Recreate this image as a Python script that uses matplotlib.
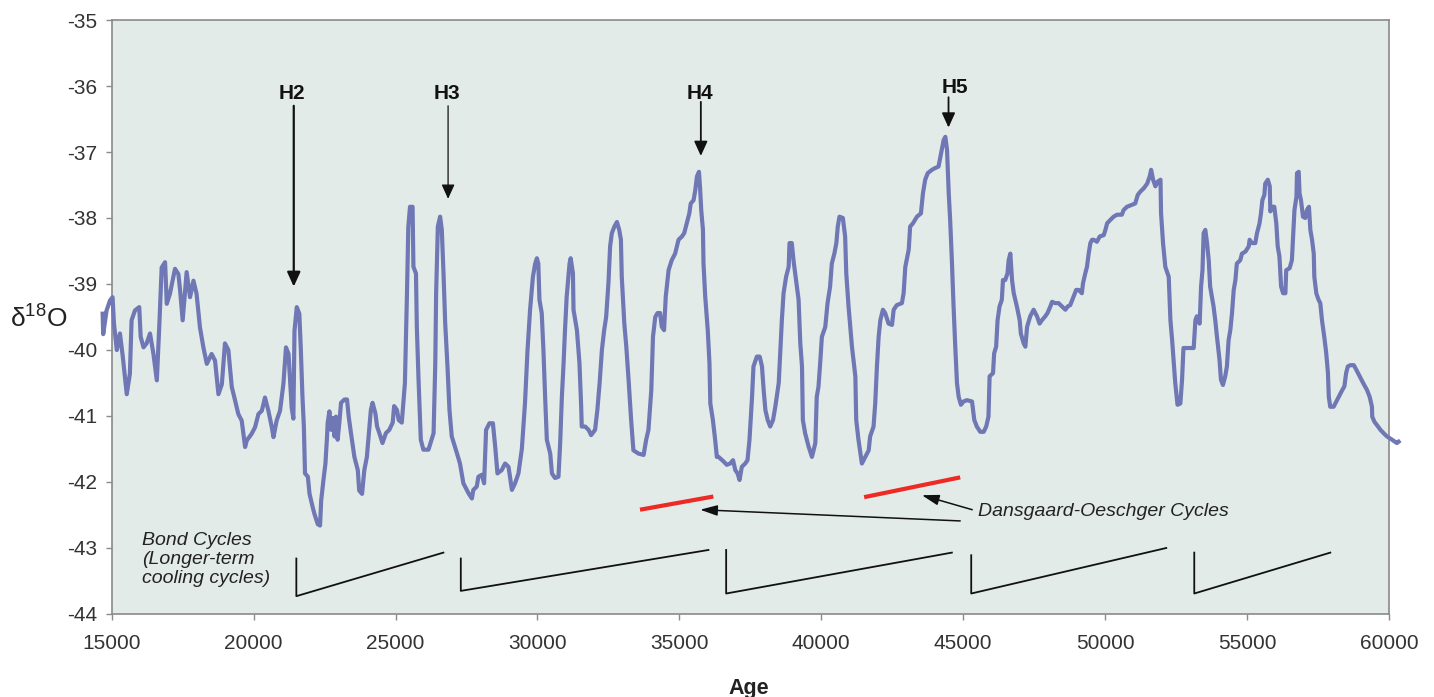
import matplotlib
matplotlib.use('Agg')
import matplotlib.pyplot as plt

plt.rcParams['font.family'] = ['Liberation Sans', 'DejaVu Sans']
plt.rcParams['axes.unicode_minus'] = False
plt.rcParams['mathtext.fontset'] = 'custom'
plt.rcParams['mathtext.rm'] = 'Liberation Sans'

# ice core record
age = [14680, 14700, 14820, 14940, 15030, 15080, 15180, 15290, 15390, 15530,
       15640, 15700, 15820, 15970, 16020, 16120, 16230, 16350, 16470, 16590,
       16680, 16760, 16880, 16940, 17050, 17230, 17350, 17410, 17500, 17640,
       17760, 17880, 17990, 18110, 18230, 18350, 18520, 18640, 18760, 18880,
       18990, 19110, 19230, 19350, 19460, 19580, 19700, 19760, 19930, 20050,
       20170, 20290, 20400, 20520, 20640, 20700, 20810, 20930, 21050, 21140,
       21230, 21340, 21400, 21440, 21520, 21610, 21660, 21720, 21770, 21810,
       21910, 21970, 22080, 22140, 22260, 22340, 22380, 22460, 22530, 22580,
       22610, 22670, 22730, 22790, 22850, 22900, 22960, 23020, 23080, 23200,
       23290, 23350, 23430, 23550, 23670, 23720, 23820, 23900, 23990, 24050,
       24130, 24190, 24290, 24350, 24430, 24540, 24660, 24780, 24900, 24950,
       25050, 25110, 25220, 25330, 25400, 25450, 25510, 25600, 25630, 25720,
       25750, 25810, 25890, 25980, 26160, 26340, 26400, 26430, 26490, 26570,
       26630, 26690, 26750, 26830, 26900, 26980, 27160, 27270, 27390, 27570,
       27690, 27740, 27860, 27920, 28040, 28120, 28190, 28310, 28430, 28510,
       28590, 28740, 28860, 28980, 29100, 29210, 29330, 29450, 29560, 29650,
       29740, 29840, 29920, 29980, 30030, 30070, 30150, 30210, 30270, 30330,
       30450, 30510, 30620, 30740, 30800, 30860, 30920, 30970, 31030, 31130,
       31170, 31250, 31270, 31390, 31480, 31540, 31560, 31680, 31800, 31890,
       32030, 32110, 32190, 32270, 32350, 32420, 32500, 32560, 32620, 32710,
       32800, 32880, 32940, 32970, 33060, 33130, 33210, 33300, 33380, 33560,
       33740, 33830, 33910, 34010, 34070, 34150, 34230, 34320, 34380, 34460,
       34520, 34620, 34730, 34850, 34970, 35090, 35170, 35260, 35350, 35400,
       35500, 35560, 35620, 35690, 35730, 35770, 35830, 35850, 35910, 36000,
       36060, 36090, 36180, 36260, 36320, 36380, 36560, 36670, 36790, 36890,
       36970, 37050, 37120, 37200, 37320, 37400, 37470, 37560, 37610, 37730,
       37830, 37910, 37970, 38030, 38110, 38200, 38300, 38380, 38500, 38610,
       38670, 38760, 38850, 38880, 38960, 39020, 39080, 39200, 39260, 39320,
       39350, 39430, 39550, 39670, 39790, 39840, 39900, 39960, 40020, 40140,
       40220, 40310, 40370, 40460, 40530, 40580, 40640, 40760, 40840, 40880,
       40960, 41080, 41200, 41230, 41310, 41430, 41550, 41670, 41720, 41840,
       41900, 41960, 42020, 42080, 42170, 42250, 42370, 42490, 42550, 42660,
       42840, 42900, 42960, 43080, 43130, 43230, 43370, 43510, 43580, 43660,
       43750, 43900, 43980, 44130, 44220, 44310, 44370, 44430, 44490, 44540,
       44600, 44660, 44720, 44780, 44840, 44920, 45010, 45130, 45310, 45390,
       45480, 45600, 45720, 45810, 45890, 45930, 46050, 46090, 46160, 46210,
       46280, 46360, 46400, 46480, 46560, 46600, 46660, 46720, 46780, 46890,
       46990, 47030, 47130, 47190, 47250, 47360, 47480, 47600, 47690, 47770,
       47890, 47970, 48070, 48130, 48240, 48360, 48480, 48600, 48680, 48770,
       48890, 48980, 49070, 49180, 49220, 49300, 49360, 49420, 49480, 49540,
       49600, 49710, 49810, 49950, 50010, 50070, 50180, 50300, 50420, 50590,
       50650, 50770, 50950, 51060, 51150, 51240, 51360, 51480, 51570, 51620,
       51690, 51770, 51850, 51950, 51970, 52040, 52120, 52240, 52300, 52360,
       52470, 52550, 52650, 52710, 52760, 52940, 53120, 53180, 53230, 53330,
       53380, 53430, 53470, 53530, 53590, 53650, 53700, 53820, 53880, 53940,
       54030, 54080, 54150, 54230, 54290, 54350, 54410, 54470, 54530, 54590,
       54640, 54760, 54820, 54940, 55060, 55090, 55170, 55290, 55350, 55440,
       55490, 55540, 55610, 55640, 55730, 55800, 55820, 55880, 55960, 56030,
       56080, 56140, 56200, 56270, 56350, 56380, 56500, 56580, 56670, 56740,
       56760, 56820, 56850, 56900, 56970, 57050, 57110, 57180, 57230, 57290,
       57350, 57370, 57440, 57520, 57580, 57640, 57720, 57790, 57850, 57880,
       57930, 58050, 58170, 58230, 58350, 58430, 58490, 58550, 58640, 58760,
       58850, 58970, 59090, 59230, 59320, 59400, 59410, 59490, 59580, 59700,
       59810, 59930, 60110, 60280, 60340]

d18o = [-39.45, -39.76, -39.40, -39.25, -39.20, -39.60, -40.00, -39.75, -40.10, -40.67,
        -40.36, -39.55, -39.40, -39.35, -39.80, -39.96, -39.90, -39.75, -40.06, -40.46,
        -39.60, -38.75, -38.67, -39.30, -39.15, -38.77, -38.85, -39.10, -39.55, -38.82,
        -39.20, -38.95, -39.15, -39.66, -39.96, -40.21, -40.06, -40.16, -40.67, -40.52,
        -39.90, -40.00, -40.56, -40.77, -40.97, -41.07, -41.47, -41.37, -41.27, -41.17,
        -40.97, -40.92, -40.72, -40.92, -41.17, -41.32, -41.07, -40.92, -40.51, -39.96,
        -40.06, -40.87, -41.04, -39.71, -39.35, -39.45, -39.96, -40.70, -41.16, -41.87,
        -41.92, -42.18, -42.38, -42.48, -42.64, -42.66, -42.28, -41.97, -41.72, -41.36,
        -41.10, -40.93, -41.21, -41.03, -41.31, -41.01, -41.36, -41.10, -40.80, -40.75,
        -40.75, -41.01, -41.26, -41.62, -41.82, -42.13, -42.18, -41.82, -41.62, -41.31,
        -40.91, -40.80, -40.96, -41.16, -41.26, -41.41, -41.26, -41.21, -41.10, -40.85,
        -40.91, -41.06, -41.10, -40.50, -39.19, -38.13, -37.83, -37.83, -38.74, -38.84,
        -39.65, -40.45, -41.36, -41.51, -41.51, -41.26, -40.20, -39.14, -38.13, -37.98,
        -38.18, -38.84, -39.60, -40.25, -40.91, -41.31, -41.56, -41.72, -42.02, -42.17,
        -42.25, -42.12, -42.07, -41.92, -41.89, -42.02, -41.21, -41.11, -41.11, -41.46,
        -41.87, -41.82, -41.72, -41.77, -42.12, -42.02, -41.87, -41.50, -40.81, -40.00,
        -39.39, -38.89, -38.69, -38.61, -38.69, -39.24, -39.44, -40.00, -40.71, -41.36,
        -41.57, -41.87, -41.94, -41.92, -41.41, -40.71, -40.20, -39.70, -39.19, -38.69,
        -38.61, -38.84, -39.39, -39.70, -40.20, -40.86, -41.16, -41.16, -41.21, -41.29,
        -41.21, -40.91, -40.50, -40.00, -39.70, -39.50, -38.99, -38.43, -38.23, -38.13,
        -38.06, -38.18, -38.33, -38.89, -39.60, -39.95, -40.45, -41.06, -41.52, -41.57,
        -41.59, -41.36, -41.21, -40.61, -39.80, -39.50, -39.44, -39.44, -39.65, -39.70,
        -39.19, -38.79, -38.64, -38.54, -38.33, -38.28, -38.23, -38.08, -37.93, -37.78,
        -37.73, -37.58, -37.37, -37.30, -37.55, -37.88, -38.18, -38.69, -39.19, -39.70,
        -40.20, -40.81, -41.06, -41.36, -41.62, -41.62, -41.69, -41.74, -41.72, -41.67,
        -41.82, -41.87, -41.97, -41.77, -41.72, -41.67, -41.36, -40.71, -40.25, -40.10,
        -40.10, -40.25, -40.61, -40.91, -41.06, -41.16, -41.06, -40.86, -40.50, -39.55,
        -39.14, -38.89, -38.74, -38.38, -38.38, -38.64, -38.84, -39.24, -39.90, -40.25,
        -41.06, -41.26, -41.46, -41.62, -41.41, -40.71, -40.56, -40.20, -39.80, -39.65,
        -39.29, -39.04, -38.69, -38.54, -38.38, -38.13, -37.98, -38.00, -38.28, -38.84,
        -39.34, -39.95, -40.40, -41.06, -41.36, -41.72, -41.62, -41.52, -41.31, -41.16,
        -40.81, -40.25, -39.80, -39.55, -39.39, -39.44, -39.60, -39.62, -39.39, -39.32,
        -39.29, -39.14, -38.74, -38.48, -38.13, -38.08, -37.98, -37.93, -37.63, -37.42,
        -37.32, -37.27, -37.25, -37.22, -37.02, -36.82, -36.77, -36.97, -37.63, -38.03,
        -38.64, -39.34, -39.95, -40.50, -40.71, -40.83, -40.78, -40.76, -40.78, -41.06,
        -41.16, -41.24, -41.24, -41.16, -41.01, -40.40, -40.35, -40.05, -39.95, -39.55,
        -39.34, -39.24, -38.94, -38.94, -38.84, -38.64, -38.54, -38.94, -39.14, -39.34,
        -39.55, -39.75, -39.90, -39.95, -39.65, -39.49, -39.39, -39.49, -39.60, -39.55,
        -39.49, -39.44, -39.34, -39.27, -39.29, -39.29, -39.34, -39.39, -39.34, -39.32,
        -39.19, -39.09, -39.09, -39.14, -38.99, -38.84, -38.74, -38.54, -38.38, -38.33,
        -38.33, -38.36, -38.28, -38.26, -38.18, -38.08, -38.03, -37.98, -37.95, -37.95,
        -37.88, -37.83, -37.80, -37.78, -37.65, -37.60, -37.55, -37.48, -37.37, -37.27,
        -37.42, -37.52, -37.45, -37.42, -37.93, -38.38, -38.74, -38.89, -39.55, -39.85,
        -40.50, -40.83, -40.81, -40.45, -39.97, -39.97, -39.97, -39.55, -39.49, -39.60,
        -39.04, -38.79, -38.23, -38.18, -38.38, -38.64, -39.04, -39.34, -39.55, -39.80,
        -40.15, -40.45, -40.53, -40.40, -40.25, -39.85, -39.70, -39.44, -39.09, -38.94,
        -38.69, -38.64, -38.54, -38.51, -38.43, -38.33, -38.38, -38.38, -38.23, -38.08,
        -37.93, -37.73, -37.65, -37.48, -37.42, -37.52, -37.90, -37.83, -37.83, -38.08,
        -38.43, -38.58, -39.04, -39.14, -39.14, -38.79, -38.76, -38.64, -37.88, -37.68,
        -37.32, -37.30, -37.63, -37.73, -37.98, -38.00, -37.88, -37.83, -38.18, -38.33,
        -38.54, -38.89, -39.14, -39.24, -39.29, -39.55, -39.80, -40.05, -40.35, -40.71,
        -40.86, -40.86, -40.76, -40.71, -40.61, -40.55, -40.35, -40.25, -40.23, -40.23,
        -40.30, -40.40, -40.50, -40.61, -40.71, -40.86, -41.01, -41.09, -41.14, -41.21,
        -41.26, -41.31, -41.36, -41.41, -41.39]

# Heinrich events: label, label x, arrow x, label y, arrow top, arrow tip
h_labels = ['H2', 'H3', 'H4', 'H5']
h_text_x = [21365, 26805, 35707, 44718]
h_arrow_x = [21414, 26851, 35756, 44482]
h_text_y = [-36.11, -36.11, -36.11, -36.03]
h_arrow_top = [-36.30, -36.30, -36.24, -36.17]
h_arrow_tip = [-39.04, -37.71, -37.06, -36.63]

# Dansgaard-Oeschger red segments (x0, y0, x1, y1)
do_segments = [(33613, -42.42, 36197, -42.22), (41509, -42.23, 44894, -41.93)]
# arrows from the D-O label: (start x, start y, tip x, tip y)
do_arrows = [(45317, -42.42, 43544, -42.20), (44894, -42.59, 35732, -42.42)]

# Bond cycles sawteeth: (x start, top, bottom, x end, y end)
bond_cycles = [(21505, -43.16, -43.73, 26686, -43.07),
               (27299, -43.16, -43.65, 36024, -43.03),
               (36648, -43.03, -43.69, 44600, -43.07),
               (45282, -43.11, -43.69, 52153, -43.00),
               (53140, -43.07, -43.69, 57933, -43.07)]

assert len(age) == len(d18o)

fig = plt.figure(figsize=(14.34, 6.97), dpi=100)
ax = fig.add_axes([0.0779, 0.1191, 0.8907, 0.8522])
ax.set_facecolor('#e3ebe9')

ax.plot(age, d18o, color='#6f78b4', lw=3, clip_on=False, zorder=3,
        solid_joinstyle='round')

ax.set_xlim(15000, 60000)
ax.set_ylim(-44, -35)
ax.set_xticks(range(15000, 60001, 5000))
ax.set_yticks(range(-44, -34))
for sp in ax.spines.values():
    sp.set_color('#8a8a8a')
    sp.set_linewidth(1.2)
ax.tick_params(direction='out', length=4.5, width=1, color='#8a8a8a',
               labelsize=15, labelcolor='#333333')
ax.tick_params(axis='x', pad=10)
ax.tick_params(axis='y', pad=6)

# Heinrich arrows
h_widths = [1.6, 0.9, 1.3, 1.3]
for lab, tx, ax_x, ty, top, tip, lw in zip(h_labels, h_text_x, h_arrow_x, h_text_y,
                                           h_arrow_top, h_arrow_tip, h_widths):
    ax.text(tx, ty, lab, ha='center', va='center', fontsize=15,
            fontweight='bold', color='#111111')
    ax.annotate('', xy=(ax_x, tip), xytext=(ax_x, top),
                arrowprops=dict(arrowstyle='-|>,head_length=0.55,head_width=0.25',
                                mutation_scale=16, color='#111111', lw=lw,
                                shrinkA=0, shrinkB=0))

# D-O cycles
for x0, y0, x1, y1 in do_segments:
    ax.plot([x0, x1], [y0, y1], color='#ee2a24', lw=3, solid_capstyle='butt')
for x0, y0, x1, y1 in do_arrows:
    ax.annotate('', xy=(x1, y1), xytext=(x0, y0),
                arrowprops=dict(arrowstyle='-|>,head_length=0.65,head_width=0.2',
                                mutation_scale=16, color='#111111', lw=1.1,
                                shrinkA=0, shrinkB=0))
ax.text(45529, -42.45, 'Dansgaard-Oeschger Cycles', style='italic',
        fontsize=14, va='center', ha='left', color='#222222')

# Bond cycles
for x0, top, bot, x1, y1 in bond_cycles:
    ax.plot([x0, x0, x1], [top, bot, y1], color='#111111', lw=1.3)
ax.text(16057, -43.17, 'Bond Cycles\n(Longer-term\ncooling cycles)',
        style='italic', fontsize=14, va='center', ha='left', linespacing=1.15,
        color='#222222')

fig.text(10 / 1434, 1 - 318 / 697, r'$\mathrm{\delta}^{18}\mathrm{O}$',
         fontsize=19, ha='left', va='center', color='#222222')
fig.text(0.522, 0.004, 'Age', fontsize=15.5, fontweight='bold', ha='center',
         va='baseline', color='#222222')

fig.savefig('out.png', dpi=100)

WHAT THIS TASK INVOLVES:
Emit the lines of the material exactly, from its first line to the line containing "plt.rcParams['mathtext.rm'] = 'Liberation", inclusive; leave every picture out.

EXERCISE RESPONSE:
Recreate this image as a Python script that uses matplotlib.
import matplotlib
matplotlib.use('Agg')
import matplotlib.pyplot as plt

plt.rcParams['font.family'] = ['Liberation Sans', 'DejaVu Sans']
plt.rcParams['axes.unicode_minus'] = False
plt.rcParams['mathtext.fontset'] = 'custom'
plt.rcParams['mathtext.rm'] = 'Liberation Sans'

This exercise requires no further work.